Accidents of experience, the limits of knowledge: narrators realize that the limits of their world are the limits of their own subjective experience, perceive the world as a result of misconceptions (“One used to think mourning was spelled morning, and then, as morning, it was a different kind of dove, a different sound they made.”), expand the boundaries of their world through some startling new event (which is maybe a disaster, a death, or the initial dip of a French fry into a milkshake: “and I said, Sick, and he said, Fuck you, and I said, Fuck you, and he said, Try it, dumbass, and I stuck a French fry into the milk shake, and it was amazing.”).
Such dialogue gives witness to the “amateur” as Steinberg calls it in one story.
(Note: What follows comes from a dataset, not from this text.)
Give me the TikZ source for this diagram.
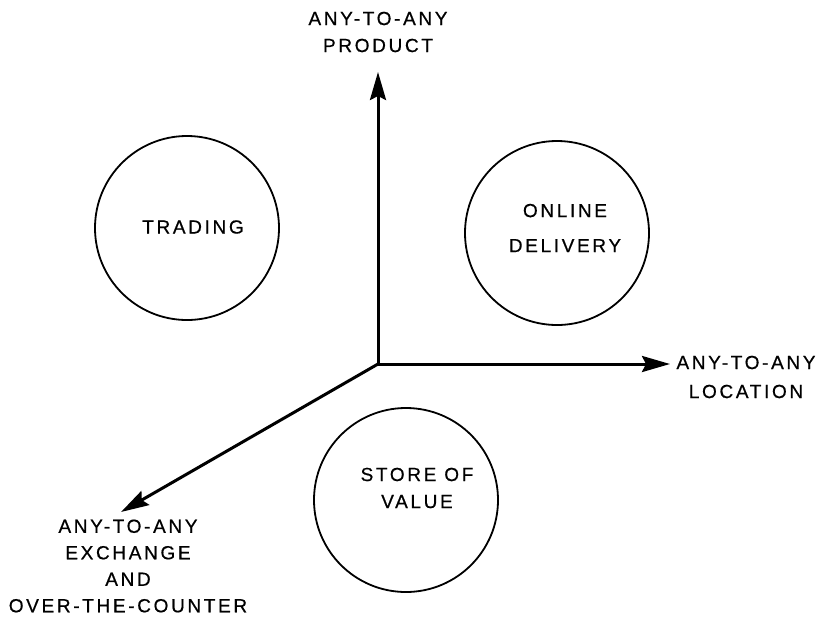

Like amateur porn, “like broken nails,” a genre characterized by “something having to do with desperation. / The amateur’s desperation becoming mine.” Amidst ubiquitous trauma, the narrators here reflect and remember, obfuscating as they replay. The only thing reliable is the persistence of roles, roles one is demanded to know, to enact, to embody—“I said, What do you want. / And he said, I want to fuck you. / But he was already fucking me. / So I said, What else do you want. And he said, Shut up. / He said, Shut the fuck up. / Just fuck me, he said.”
Lived desperation—for pleasure, for connection, perhaps for authenticity—is anathema to life bound by these given roles. What Steinberg gives us, in the content of her stories and through the startling craft of the language she uses to convey that content, is the paradox of being “used to feeling like women feel . . . used to being nothing other than a woman” while also always aware that such “feeling” and “being” is a series of tropes, masks: “And the woman performs happy woman on a sunny street. / The woman performs this all feels good this all feels really good.”